OBJECTIVE => Copy out exactly the lines from the one holding "Output the web" through the one holding "const xPath = 'path://M2,0", ends included; omit images.
━━━━━━━━━━━━━━━━━━━━━━━━━━━━━━
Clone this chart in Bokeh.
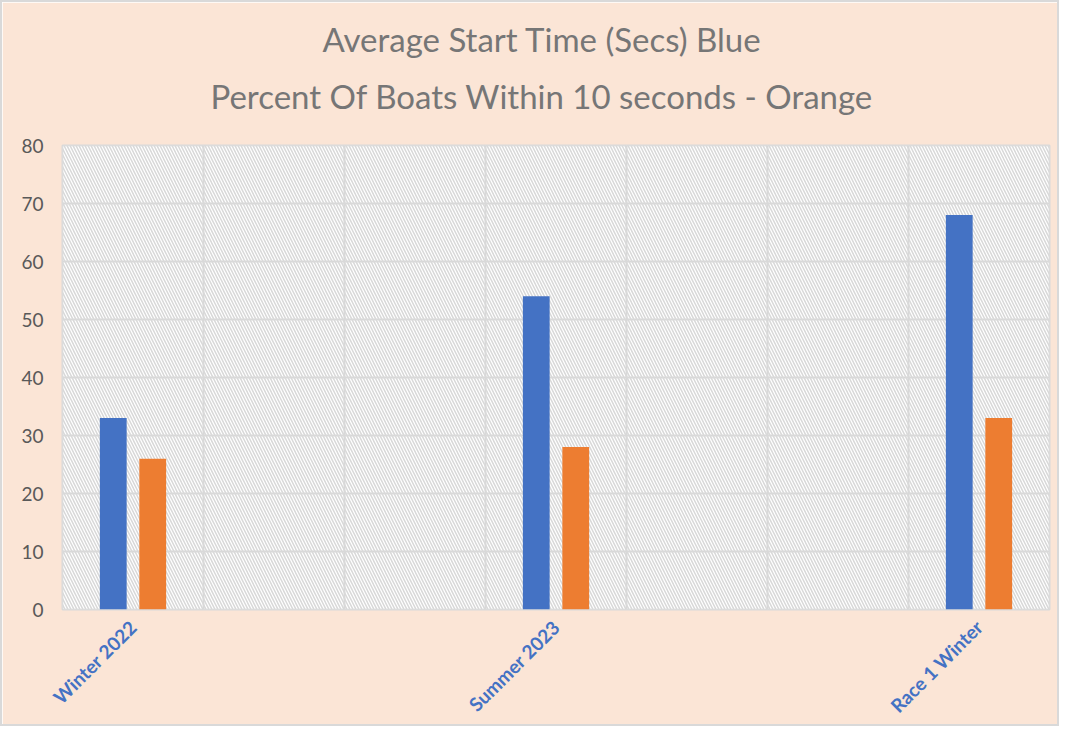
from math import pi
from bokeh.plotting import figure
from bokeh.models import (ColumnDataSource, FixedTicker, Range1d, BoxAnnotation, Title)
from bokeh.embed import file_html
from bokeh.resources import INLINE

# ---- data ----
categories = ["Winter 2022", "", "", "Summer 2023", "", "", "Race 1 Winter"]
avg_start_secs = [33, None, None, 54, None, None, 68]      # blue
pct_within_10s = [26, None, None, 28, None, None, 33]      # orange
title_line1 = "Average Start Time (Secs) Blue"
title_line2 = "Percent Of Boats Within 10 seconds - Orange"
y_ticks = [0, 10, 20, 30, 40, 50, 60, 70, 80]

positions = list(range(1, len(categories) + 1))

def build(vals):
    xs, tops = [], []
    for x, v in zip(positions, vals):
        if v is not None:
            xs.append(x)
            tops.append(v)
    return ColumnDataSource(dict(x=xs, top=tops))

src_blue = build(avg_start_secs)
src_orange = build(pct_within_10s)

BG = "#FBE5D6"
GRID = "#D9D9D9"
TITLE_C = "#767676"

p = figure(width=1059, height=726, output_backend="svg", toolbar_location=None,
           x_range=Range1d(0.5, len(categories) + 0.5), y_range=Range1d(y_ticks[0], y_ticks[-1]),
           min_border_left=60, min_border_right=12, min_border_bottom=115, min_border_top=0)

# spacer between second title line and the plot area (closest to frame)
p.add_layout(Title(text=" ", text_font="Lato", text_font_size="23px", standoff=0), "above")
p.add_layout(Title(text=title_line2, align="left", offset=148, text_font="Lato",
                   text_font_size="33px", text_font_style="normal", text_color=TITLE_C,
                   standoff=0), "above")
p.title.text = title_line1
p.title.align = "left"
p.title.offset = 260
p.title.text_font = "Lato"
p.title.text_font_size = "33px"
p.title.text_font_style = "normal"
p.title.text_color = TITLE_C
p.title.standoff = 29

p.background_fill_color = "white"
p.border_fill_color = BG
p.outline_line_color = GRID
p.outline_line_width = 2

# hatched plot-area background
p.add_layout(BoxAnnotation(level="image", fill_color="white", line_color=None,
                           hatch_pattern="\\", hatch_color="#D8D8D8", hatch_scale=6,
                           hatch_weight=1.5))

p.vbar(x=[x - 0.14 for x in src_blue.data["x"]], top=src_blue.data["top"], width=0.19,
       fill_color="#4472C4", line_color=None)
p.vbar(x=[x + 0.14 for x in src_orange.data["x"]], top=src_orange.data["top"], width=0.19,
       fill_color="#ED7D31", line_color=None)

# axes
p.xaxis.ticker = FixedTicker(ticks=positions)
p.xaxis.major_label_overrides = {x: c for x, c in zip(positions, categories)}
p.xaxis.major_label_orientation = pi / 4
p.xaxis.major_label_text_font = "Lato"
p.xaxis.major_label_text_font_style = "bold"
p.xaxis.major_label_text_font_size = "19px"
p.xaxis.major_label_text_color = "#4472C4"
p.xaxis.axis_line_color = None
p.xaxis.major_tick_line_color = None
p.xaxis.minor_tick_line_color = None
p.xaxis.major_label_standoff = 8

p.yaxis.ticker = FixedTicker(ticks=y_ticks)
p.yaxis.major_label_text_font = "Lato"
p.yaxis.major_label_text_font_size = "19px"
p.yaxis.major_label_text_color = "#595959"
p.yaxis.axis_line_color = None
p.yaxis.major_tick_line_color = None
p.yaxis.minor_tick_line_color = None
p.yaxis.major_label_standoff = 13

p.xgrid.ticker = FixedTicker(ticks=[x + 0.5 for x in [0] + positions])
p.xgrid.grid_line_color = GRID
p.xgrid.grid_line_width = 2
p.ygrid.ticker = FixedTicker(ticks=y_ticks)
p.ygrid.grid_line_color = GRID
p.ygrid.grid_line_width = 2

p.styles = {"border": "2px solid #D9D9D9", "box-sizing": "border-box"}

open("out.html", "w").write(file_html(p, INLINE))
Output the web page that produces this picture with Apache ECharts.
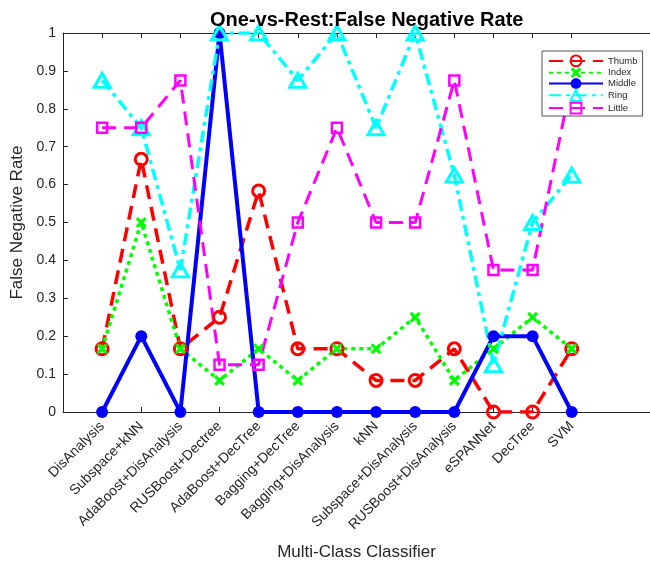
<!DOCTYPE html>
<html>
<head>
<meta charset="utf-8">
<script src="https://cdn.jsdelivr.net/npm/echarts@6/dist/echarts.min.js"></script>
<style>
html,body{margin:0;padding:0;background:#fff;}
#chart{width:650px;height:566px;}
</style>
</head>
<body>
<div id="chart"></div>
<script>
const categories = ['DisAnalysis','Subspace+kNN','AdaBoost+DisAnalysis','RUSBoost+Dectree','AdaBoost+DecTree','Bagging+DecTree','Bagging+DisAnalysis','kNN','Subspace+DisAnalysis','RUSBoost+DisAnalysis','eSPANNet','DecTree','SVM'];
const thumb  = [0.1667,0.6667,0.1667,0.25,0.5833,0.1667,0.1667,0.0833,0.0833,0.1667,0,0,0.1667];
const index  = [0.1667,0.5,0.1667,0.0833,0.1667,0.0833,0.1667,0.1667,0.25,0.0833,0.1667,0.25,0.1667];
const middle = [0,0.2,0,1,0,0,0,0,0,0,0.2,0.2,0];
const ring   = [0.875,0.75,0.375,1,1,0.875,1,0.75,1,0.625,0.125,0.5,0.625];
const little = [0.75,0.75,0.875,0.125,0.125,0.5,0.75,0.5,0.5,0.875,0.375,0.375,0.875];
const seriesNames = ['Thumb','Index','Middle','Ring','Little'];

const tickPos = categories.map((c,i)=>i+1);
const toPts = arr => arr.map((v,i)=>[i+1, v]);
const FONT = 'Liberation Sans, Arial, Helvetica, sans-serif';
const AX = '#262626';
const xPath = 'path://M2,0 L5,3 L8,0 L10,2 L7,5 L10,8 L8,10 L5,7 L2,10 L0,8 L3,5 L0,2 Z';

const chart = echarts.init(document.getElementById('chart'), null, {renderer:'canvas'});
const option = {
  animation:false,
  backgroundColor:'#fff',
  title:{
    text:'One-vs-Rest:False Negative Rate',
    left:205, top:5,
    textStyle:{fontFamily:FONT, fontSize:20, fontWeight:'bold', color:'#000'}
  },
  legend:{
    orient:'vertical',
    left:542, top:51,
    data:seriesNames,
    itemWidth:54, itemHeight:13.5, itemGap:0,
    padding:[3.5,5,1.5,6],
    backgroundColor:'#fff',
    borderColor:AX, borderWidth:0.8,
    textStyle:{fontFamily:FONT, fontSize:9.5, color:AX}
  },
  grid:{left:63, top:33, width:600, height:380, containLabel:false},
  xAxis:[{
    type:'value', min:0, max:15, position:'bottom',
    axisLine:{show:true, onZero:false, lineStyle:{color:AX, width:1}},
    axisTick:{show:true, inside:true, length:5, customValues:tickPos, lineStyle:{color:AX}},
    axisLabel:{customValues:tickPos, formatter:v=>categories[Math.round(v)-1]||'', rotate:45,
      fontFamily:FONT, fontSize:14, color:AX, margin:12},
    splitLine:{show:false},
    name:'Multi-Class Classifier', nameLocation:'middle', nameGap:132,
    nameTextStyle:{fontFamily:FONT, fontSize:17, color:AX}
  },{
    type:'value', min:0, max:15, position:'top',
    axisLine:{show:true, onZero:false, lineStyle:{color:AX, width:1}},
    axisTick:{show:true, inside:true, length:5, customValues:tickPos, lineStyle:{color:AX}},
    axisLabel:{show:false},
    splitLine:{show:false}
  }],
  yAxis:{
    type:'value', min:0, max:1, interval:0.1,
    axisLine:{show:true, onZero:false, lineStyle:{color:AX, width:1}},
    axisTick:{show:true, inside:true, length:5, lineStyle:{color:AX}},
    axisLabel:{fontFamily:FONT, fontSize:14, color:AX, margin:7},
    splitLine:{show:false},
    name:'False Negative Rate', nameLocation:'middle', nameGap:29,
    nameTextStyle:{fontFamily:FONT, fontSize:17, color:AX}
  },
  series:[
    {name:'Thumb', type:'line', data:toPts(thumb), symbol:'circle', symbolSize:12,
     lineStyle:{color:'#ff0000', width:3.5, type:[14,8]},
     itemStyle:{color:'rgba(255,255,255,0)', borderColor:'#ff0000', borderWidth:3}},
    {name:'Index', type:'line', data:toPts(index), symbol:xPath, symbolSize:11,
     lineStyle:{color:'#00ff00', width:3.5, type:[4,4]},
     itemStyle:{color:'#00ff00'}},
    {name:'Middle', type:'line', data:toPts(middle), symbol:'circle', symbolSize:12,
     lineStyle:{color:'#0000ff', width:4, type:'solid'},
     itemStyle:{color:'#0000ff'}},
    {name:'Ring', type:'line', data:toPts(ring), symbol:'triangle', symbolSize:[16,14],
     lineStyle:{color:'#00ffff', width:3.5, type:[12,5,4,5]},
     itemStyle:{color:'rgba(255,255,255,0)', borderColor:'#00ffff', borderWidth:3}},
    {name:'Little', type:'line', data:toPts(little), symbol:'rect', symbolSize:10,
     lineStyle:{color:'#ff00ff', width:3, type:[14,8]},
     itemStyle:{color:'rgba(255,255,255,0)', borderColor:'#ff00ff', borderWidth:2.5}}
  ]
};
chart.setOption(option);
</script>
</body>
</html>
━━━━━━━━━━━━━━━━━━━━━━━━━━━━━━
WRITTEN RESPONSE =>
Output the web page that produces this picture with Apache ECharts.
<!DOCTYPE html>
<html>
<head>
<meta charset="utf-8">
<script src="https://cdn.jsdelivr.net/npm/echarts@6/dist/echarts.min.js"></script>
<style>
html,body{margin:0;padding:0;background:#fff;}
#chart{width:650px;height:566px;}
</style>
</head>
<body>
<div id="chart"></div>
<script>
const categories = ['DisAnalysis','Subspace+kNN','AdaBoost+DisAnalysis','RUSBoost+Dectree','AdaBoost+DecTree','Bagging+DecTree','Bagging+DisAnalysis','kNN','Subspace+DisAnalysis','RUSBoost+DisAnalysis','eSPANNet','DecTree','SVM'];
const thumb  = [0.1667,0.6667,0.1667,0.25,0.5833,0.1667,0.1667,0.0833,0.0833,0.1667,0,0,0.1667];
const index  = [0.1667,0.5,0.1667,0.0833,0.1667,0.0833,0.1667,0.1667,0.25,0.0833,0.1667,0.25,0.1667];
const middle = [0,0.2,0,1,0,0,0,0,0,0,0.2,0.2,0];
const ring   = [0.875,0.75,0.375,1,1,0.875,1,0.75,1,0.625,0.125,0.5,0.625];
const little = [0.75,0.75,0.875,0.125,0.125,0.5,0.75,0.5,0.5,0.875,0.375,0.375,0.875];
const seriesNames = ['Thumb','Index','Middle','Ring','Little'];

const tickPos = categories.map((c,i)=>i+1);
const toPts = arr => arr.map((v,i)=>[i+1, v]);
const FONT = 'Liberation Sans, Arial, Helvetica, sans-serif';
const AX = '#262626';
const xPath = 'path://M2,0 L5,3 L8,0 L10,2 L7,5 L10,8 L8,10 L5,7 L2,10 L0,8 L3,5 L0,2 Z';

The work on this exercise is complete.